Joe Nocera in The New York Times on Europe's bad crisis management Nocera highlights a moment in the HBO film Too Big to Fail when future-IMF chief Christine Lagarde chastises the U.S. Treasury Secretary for letting Lehman Brothers fail and hurting not just America but Europe. "Oh, the irony!" Nocera writes. He says the U.S. eventually did the right thing by positioning themselves as a lender of last resort. Years later, Europe has no such actor, and a looming crisis could prove catastrophic not just for Europe but for America.  "Don't be too surprised if President Obama calls Angela Merkel someday soon and asks: 'How could you let the euro fail? What on earth were you thinking?'"

Ramesh Ponnuru in Bloomberg View on Wisconsin misinterpretations Ponnuru argues against several points of conventional wisdom put forward by pundits in the aftermath of the Wisconsin recall election. Liberals, for instance, point to Gov. Scott Walker's huge spending advantage over his opponent as a reason for his victory. "President Barack Obama and his allies vastly outspent Senator John McCain and the Republicans in 2008, but that's not why Obama won: He raised a lot more money than McCain because he was more popular, and was considered likely to win," Ponnuru writes. On the right, those who think other Republican governors will follow Walker's lead are likely wrong too. But "It's still liberals who have most misinterpreted the recall campaign," he says.

Frank Bruni in The New York Times on the pessimistic 2012 race Bruni reports on Jeb Bush's appearance at a luncheon for journalists, contrasting the former governor's candor in describing our nation's gloomy outlook -- "We're in decline," he said -- with the statements of both presidential candidates. "I think that Bush opened a window into the most striking aspect of the 2012 presidential election: the degree to which pessimism has supplanted optimism in a country usually inclined toward the latter and predisposed toward politicians fluent in the language of uplift," Bruni writes. Romney should stop focusing on Obama's record and put forward a vision for his own. And Obama received rebuke for his negative campaign on Romney's record at Bain. "[A] certain measure of optimism isn't foolish. It sustains and rallies people. It charts the path toward solution."

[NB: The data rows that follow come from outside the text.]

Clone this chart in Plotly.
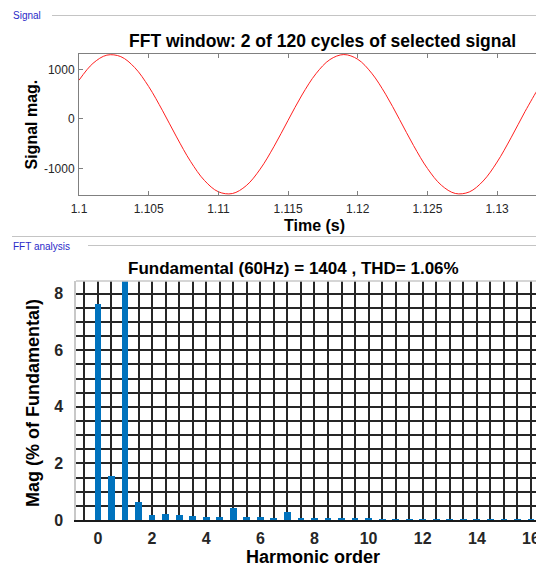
import plotly.graph_objects as go

# The page body adds an 8px margin, so the figure is made 8px larger and
# all page-pixel positions below are shifted by that offset.
OFF = 8
W, H = 544 + OFF, 568 + OFF
FONT = "Liberation Sans, Arial, Helvetica, sans-serif"

# ---- data: signal window (1 ms steps) ----
time_s = [1.100, 1.101, 1.102, 1.103, 1.104, 1.105, 1.106, 1.107, 1.108, 1.109,
          1.110, 1.111, 1.112, 1.113, 1.114, 1.115, 1.116, 1.117, 1.118, 1.119,
          1.120, 1.121, 1.122, 1.123, 1.124, 1.125, 1.126, 1.127, 1.128, 1.129,
          1.130, 1.131, 1.132, 1.133, 1.13333]
signal_mag = [780, 1119, 1285, 1255, 1034, 653, 165, -361, -852, -1237,
              -1465, -1501, -1342, -1009, -549, -28, 483, 910, 1195, 1297,
              1202, 922, 499, -10, -532, -995, -1333, -1499, -1469, -1248,
              -867, -379, 147, 638, 795]
time_ticks = [1.1, 1.105, 1.11, 1.115, 1.12, 1.125, 1.13]
time_tick_labels = ["1.1", "1.105", "1.11", "1.115", "1.12", "1.125", "1.13"]
signal_ticks = [-1000, 0, 1000]
signal_tick_labels = ["-1000", "0", "1000"]

# ---- data: FFT spectrum (% of fundamental) ----
harmonic_order = [0, 0.5, 1, 1.5, 2, 2.5, 3, 3.5, 4, 4.5, 5, 5.5, 6, 6.5, 7, 7.5, 8, 8.5,
                  9, 9.5, 10, 10.5, 11, 11.5, 12, 12.5, 13, 13.5, 14, 14.5, 15, 15.5, 16, 16.5]
mag_pct = [7.65, 1.54, 100, 0.62, 0.19, 0.22, 0.18, 0.15, 0.12, 0.12, 0.41, 0.11, 0.09, 0.08,
           0.28, 0.06, 0.06, 0.05, 0.05, 0.04, 0.04, 0.03, 0.01, 0.03, 0.03, 0.03, 0.03, 0.02,
           0.02, 0.02, 0.02, 0.02, 0.02, 0.02]
harm_ticks = [0, 2, 4, 6, 8, 10, 12, 14, 16]
harm_tick_labels = ["0", "2", "4", "6", "8", "10", "12", "14", "16"]
mag_ticks = [0, 2, 4, 6, 8]
mag_tick_labels = ["0", "2", "4", "6", "8"]


def px(x):
    return (x - OFF) / W


def py(y):
    return 1 - (y - OFF) / H


fig = go.Figure()
fig.add_trace(go.Scatter(x=time_s, y=signal_mag, mode="lines",
                         line=dict(color="#ff2020", width=1, shape="spline", smoothing=1.0),
                         xaxis="x", yaxis="y", showlegend=False, hoverinfo="skip"))
fig.add_trace(go.Bar(x=harmonic_order, y=mag_pct, width=0.25,
                     marker=dict(color="#0072BD", line=dict(width=0)),
                     xaxis="x2", yaxis="y2", showlegend=False, hoverinfo="skip"))

axcol = "#808080"
tickfont_top = dict(family=FONT, size=12, color="#262626")
tickfont_bot = dict(family=FONT, size=16, color="#262626", weight="bold")

fig.update_layout(
    width=W, height=H, margin=dict(l=0, r=0, t=0, b=0, pad=0, autoexpand=False),
    autosize=False,
    paper_bgcolor="white", plot_bgcolor="white",
    font=dict(family=FONT),
    bargap=0,
    xaxis=dict(domain=[px(79), px(543.5)], anchor="y", range=[1.1, 1.13333], automargin=False,
               tickvals=time_ticks, ticktext=time_tick_labels, tickfont=tickfont_top,
               ticklabelstandoff=3,
               showline=True, linecolor=axcol, linewidth=1, mirror="ticks",
               ticks="inside", ticklen=4, tickcolor=axcol, showgrid=False, zeroline=False),
    yaxis=dict(domain=[py(195), py(54)], anchor="x", range=[-1530, 1308], automargin=False,
               tickvals=signal_ticks, ticktext=signal_tick_labels, tickfont=tickfont_top,
               ticklabelstandoff=1,
               showline=True, linecolor=axcol, linewidth=1, mirror="ticks",
               ticks="inside", ticklen=4, tickcolor=axcol, showgrid=False, zeroline=False),
    xaxis2=dict(domain=[px(76), px(544)], anchor="y2", range=[-0.81, 16.48], automargin=False,
                tickvals=harm_ticks, ticktext=harm_tick_labels, tickfont=tickfont_bot,
                ticklabelstandoff=3,
                showline=True, linecolor="#1a1a1a", linewidth=2, mirror=False,
                ticks="", showgrid=True, gridcolor="#262626", gridwidth=2, zeroline=False,
                minor=dict(tick0=0, dtick=0.5, showgrid=True, gridcolor="#262626",
                           gridwidth=2, ticks="")),
    yaxis2=dict(domain=[py(520), py(281)], anchor="x2", range=[0, 8.45], automargin=False,
                tickvals=mag_ticks, ticktext=mag_tick_labels, tickfont=tickfont_bot,
                ticklabelstandoff=8,
                showline=True, linecolor="#c8c8c8", linewidth=1.5, mirror=False,
                ticks="", showgrid=True, gridcolor="#262626", gridwidth=2, zeroline=False,
                minor=dict(tick0=0, dtick=0.5, showgrid=True, gridcolor="#262626",
                           gridwidth=2, ticks="")),
)

shapes = [
    dict(type="line", xref="paper", yref="paper", x0=px(52), x1=px(544), y0=py(15.5), y1=py(15.5),
         line=dict(color="#c4c4c4", width=1)),
    dict(type="line", xref="paper", yref="paper", x0=px(12), x1=px(544), y0=py(236.5), y1=py(236.5),
         line=dict(color="#c4c4c4", width=1)),
    dict(type="line", xref="paper", yref="paper", x0=px(88), x1=px(544), y0=py(245.5), y1=py(245.5),
         line=dict(color="#c4c4c4", width=1)),
    dict(type="line", xref="paper", yref="paper", x0=px(76), x1=px(544), y0=py(281), y1=py(281),
         line=dict(color="#c8c8c8", width=1.5)),
]
fig.update_layout(shapes=shapes)

ann = []


def note(text, x, y, size, bold=True, color="#000000", angle=0, anchor="center"):
    ann.append(dict(text=text, x=px(x), y=py(y), xref="paper", yref="paper",
                    xanchor=anchor, yanchor="middle", showarrow=False, textangle=angle,
                    font=dict(family=FONT, size=size, color=color,
                              weight="bold" if bold else "normal")))


note("Signal", 11, 16, 10, bold=False, color="#2a2ac8", anchor="left")
note("FFT analysis", 11, 246.5, 10, bold=False, color="#2a2ac8", anchor="left")
note("FFT window: 2 of 120 cycles of selected signal", 322.5, 41, 17.5)
note("Signal mag.", 30.5, 125, 16, angle=-90)
note("Time (s)", 314, 225, 16)
note("Fundamental (60Hz) = 1404 , THD= 1.06%", 293.5, 268, 17)
note("Mag (% of Fundamental)", 33, 403, 18, angle=-90)
note("Harmonic order", 313, 557, 18)
fig.update_layout(annotations=ann)

fig.write_html("out.html")
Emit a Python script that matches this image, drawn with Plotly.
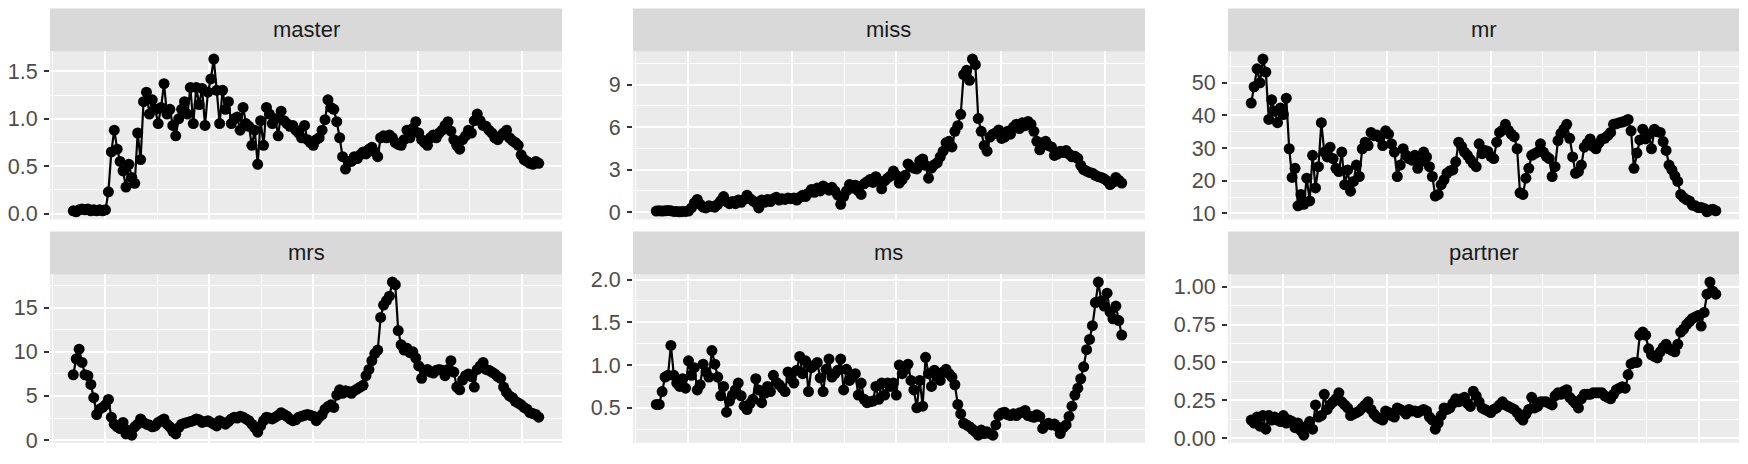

Betsey Stevenson and Justin Wolfers in Bloomberg View on the death penalty debate Stevenson and Wolfers highlight a report from  the National Academy of Sciences, which concludes that our studies on the effectiveness of capital punishment don't actually help us answer the question of whether it deters crime. They describe why studies looking at the question yield results that give both sides in the politically charged debate ammunition for their claims. "Now that a widely respected authority has established the uncertainty about the deterrent effects of the death penalty, it's time for advocates on both sides to recognize that their beliefs are the product of faith, not data," they write.